Dr. Val FarmerDr.Val
Rural Mental Health & Family Relationships

Cowboys Don't Cry And They Don't Talk Either

June 16, 1997

I recently gave several presentations on stress and coping in the ranch country of Northwestern and North Central South Dakota. These ranchers were anything but jolly.

They had undergone the worst winter in their memory. They faced a seemingly unending series of killer blizzards, life threatening cold and wind chills, and paralyzing deep concrete-like snows. The winter began early and ended late with the worst blizzard occurring at the peak of spring calving season.

At times these ranchers were helpless to protect and feed their livestock. They lost control. Mother Nature was too furious and too powerful. Cattle herds were devastated with unprecedented death loss, calving losses and reproductive difficulties. People in this country take their responsibility to care for the animals personally. For some, their losses meant a financial wreck for the year and grave worry about financial survival.

Emotions ran high. Men and women were feeling fatigue, anger, guilt, fear, depression, despair, panic, anxiety and isolation. The drain of worry, preoccupation, stress-induced irritability and blame tested their relationships. People were driven stir crazy by the school children at home and their inability to leave and see other people.

It wasn't all negative as neighbors helped neighbors when they could. Families pulled together and enjoyed their enforced togetherness. Couples learned to appreciate each other's heroic gutsiness and courage as they dealt with incredible adversity.

Men and women handled the isolation differently. For women, the phone was a lifeline. They checked on one another and experienced the relief of sharing their feelings, concerns and losses. Talking about their difficulties and emotions came as easily as a flood swollen stream running down hill.

As we discussed the trauma of the winter, the most frequent question was about how men handle strong emotion. Male frustration came out often in the form of blame and anger - emotions to which many men in agriculture give free rein. Of more concern however, was how men bottled up their feelings and retreated into the privacy of their own thoughts and worries.
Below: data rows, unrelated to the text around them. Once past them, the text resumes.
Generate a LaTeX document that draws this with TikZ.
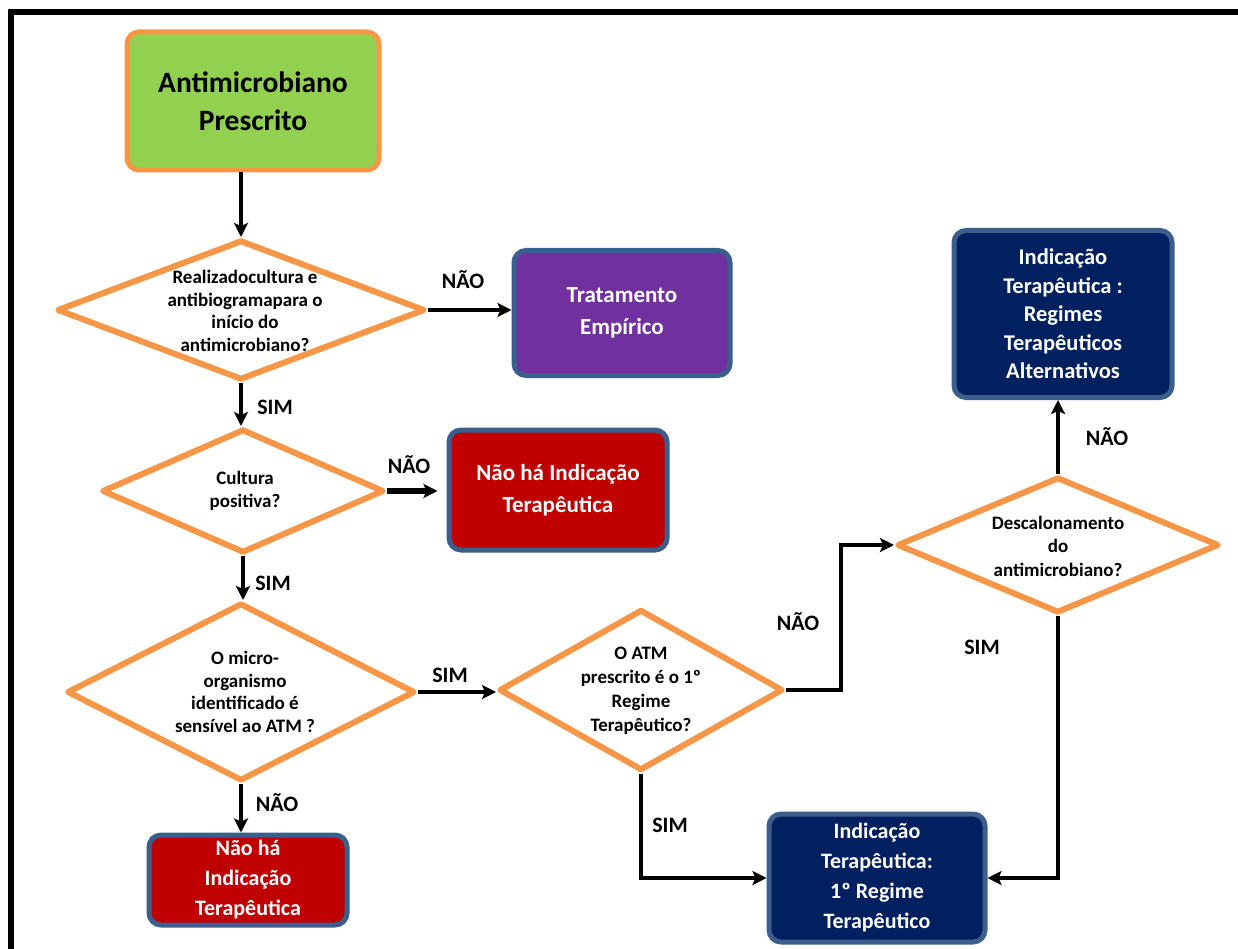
\documentclass[tikz,border=0pt]{standalone}
\usepackage{fontspec}
\setmainfont{Carlito}
\usetikzlibrary{shapes.geometric,arrows.meta}
\definecolor{ora}{HTML}{F79646}
\definecolor{grn}{HTML}{92D050}
\definecolor{pur}{HTML}{7030A0}
\definecolor{redb}{HTML}{C00000}
\definecolor{navy}{HTML}{002060}
\definecolor{edge}{HTML}{3B5E8C}
\begin{document}
\begin{tikzpicture}[x=1pt,y=-1pt,
 box/.style={rectangle, rounded corners=12pt, line width=5pt, draw=edge, text=white, align=center, font=\fontsize{23}{32}\selectfont\bfseries, inner sep=0pt},
 dia/.style={diamond, draw=ora, line width=6pt, inner sep=0pt, line join=round},
 dtext/.style={align=center, font=\fontsize{19}{22.5}\selectfont\bfseries, inner sep=0pt},
 arr/.style={line width=4pt, -{Stealth[length=14pt,width=14pt,inset=3pt]}},
 lbl/.style={font=\fontsize{22}{24}\selectfont\bfseries, inner sep=0pt}
]
\useasboundingbox (0,0) rectangle (1238,949);
\draw[line width=6pt] (11,949) -- (11,12) -- (1238,12);

\node[box, fill=grn, draw=ora, text=black, minimum width=252pt, minimum height=138pt, font=\fontsize{29.5}{38}\selectfont\bfseries] (start) at (253,101) {Antimicrobiano\\Prescrito};

\node[dia, minimum width=368pt, minimum height=140pt] (d1) at (241,310) {};
\node[dtext] (d1t) at (245,311) {Realizadocultura e\\antibiogramapara o\\início do\\antimicrobiano?};

\node[box, fill=pur, minimum width=216pt, minimum height=125pt] (trat) at (622,313) {Tratamento\\Empírico};

\node[dia, minimum width=282pt, minimum height=124pt] (d2) at (243,491) {};
\node[dtext] (d2t) at (245,491) {Cultura\\positiva?};

\node[box, fill=redb, minimum width=218pt, minimum height=120pt] (nh1) at (558,490) {Não há Indicação\\Terapêutica};

\node[dia, minimum width=348pt, minimum height=178pt] (d3) at (241,692) {};
\node[dtext] (d3t) at (245,692) {O micro-\\organismo\\identificado é\\sensível ao ATM ?};

\node[dia, minimum width=284pt, minimum height=161pt] (d4) at (641,690) {};
\node[dtext, font=\fontsize{19}{24}\selectfont\bfseries] (d4t) at (641,691) {O ATM\\prescrito é o 1º\\Regime\\Terapêutico?};

\node[dia, minimum width=322pt, minimum height=136pt] (d5) at (1058,545) {};
\node[dtext, font=\fontsize{19}{23.5}\selectfont\bfseries] (d5t) at (1058,546) {Descalonamento\\do\\antimicrobiano?};

\node[box, fill=navy, minimum width=218pt, minimum height=167pt, font=\fontsize{22.5}{28.5}\selectfont\bfseries] (alt) at (1063,314) {Indicação\\Terapêutica :\\Regimes\\Terapêuticos\\Alternativos};

\node[box, fill=navy, minimum width=216pt, minimum height=128pt, font=\fontsize{22}{30}\selectfont\bfseries] (ind) at (877,878) {Indicação\\Terapêutica:\\1º Regime\\Terapêutico};

\node[box, fill=redb, minimum width=198pt, minimum height=90pt, font=\fontsize{22}{30}\selectfont\bfseries] (nh2) at (248,880) {Não há\\Indicação\\Terapêutica};

\draw[arr] (start.south -| d1.north) -- (d1.north);
\draw[arr] (d1.east) -- (d1.east -| trat.west);
\draw[arr] (d1.south) -- (d1.south |- d2.north);
\draw[arr, line width=6pt] (d2.east) -- ([xshift=-9pt]d2.east -| nh1.west);
\draw[arr] (d2.south) -- (d2.south |- d3.north);
\draw[arr] (d3.east) -- (d3.east -| d4.west);
\draw[arr] (d3.south) -- (d3.south |- nh2.north);
\draw[arr] (d4.east) -- ++(55,0) |- (d5.west);
\draw[arr] (d5.north) -- (d5.north |- alt.south);
\draw[arr] (d5.south) |- (ind.east);
\draw[arr] (d4.south) |- (ind.west);

\node[lbl] (l1) at (463,280) {NÃO};
\node[lbl] (l2) at (275,407) {SIM};
\node[lbl] (l3) at (409,465) {NÃO};
\node[lbl] (l4) at (273,583) {SIM};
\node[lbl] (l5) at (450,675) {SIM};
\node[lbl] (l6) at (798,622) {NÃO};
\node[lbl] (l7) at (1107,437) {NÃO};
\node[lbl] (l8) at (982,647) {SIM};
\node[lbl] (l9) at (670,825) {SIM};
\node[lbl] (l10) at (277,803) {NÃO};
\end{tikzpicture}
\end{document}
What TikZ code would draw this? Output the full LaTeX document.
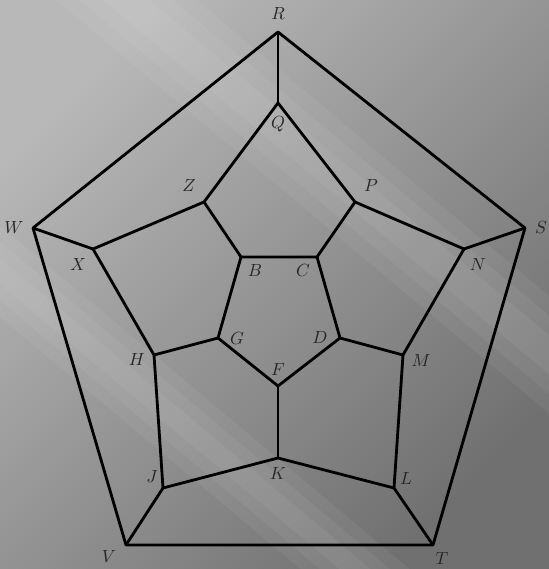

These are tough people, independent to a fault. The men have learned a rigid code of masculinity - hiding weakness and fear, being stoic and uncomplaining about problems and solving one's problems by oneself. They did not open themselves up to receive love and support from those closest to them nor did they offer much of a listening ear or an understanding heart.

This code of heroic self-sufficiency works well in tough ranch country but when a man loses control in a prolonged crisis, his normal coping skills are overwhelmed. His virtues become a liability.

The key to coping is talking. By talking openly, a man can invite the care and love of others into his life, have a sounding board to sort through his emotional turmoil, and engage his problem-solving response to solve dilemmas. By sharing the unknown, he starts down a path of gathering strength, resources and information and putting things into perspective.

There is one more thing. Fear and feelings of inadequacy blind him to the fact that his wife is in crisis also. What does she need? Her psychological makeup is grounded in a need to feel connected. Emotional isolation feels terrible. Her husband's emotional withdrawal drives her crazy. She takes on a double burden - her own stress plus worry about her husband's coping ability.

Ranch women complain they are left alone with their own fears and need for support. They have a need to talk things out in order to understand. Being traditional females, they are denied their opportunity to comfort, nurture and soothe their husband. It creates doubt and frustration about their identity as a loving marriage partner. "If you can't even get close and support one another during a time of crisis, then what is this marriage all about?"

Some women become angry when their men refuse to talk about their distress. They find this lack of closeness difficult to share with others because it is so personal. It reflects on their adequacy as a female.

She is lonely - lonely for the togetherness that marriage is supposed to provide. She wants to cry out for help, for attention, for someone to take care of her, for someone to share the trauma of what is happening to herself and her family. She has to be strong for others and strong in a crisis. It would help so much if she could be nurtured in turn.

There are two lonely people. The other is her tough hyper-masculine husband. He chooses his loneliness out of a misguided sense of always needing to be strong and finding solutions by himself.

What a man needs during a time of crisis is to get back in control. Having a confidante and turning to others for help is the quickest and best avenue to recovery. A woman needs the same thing. She also needs to feel connected, loved and confident about her primary relationships.

The best thing a man can do for a woman in a time of crisis is to offer her the emotional support she craves. Doing this is simple - talk and listen. He plays the key role in relieving her trauma and setting in motion her coping skills. It is a manly thing to do.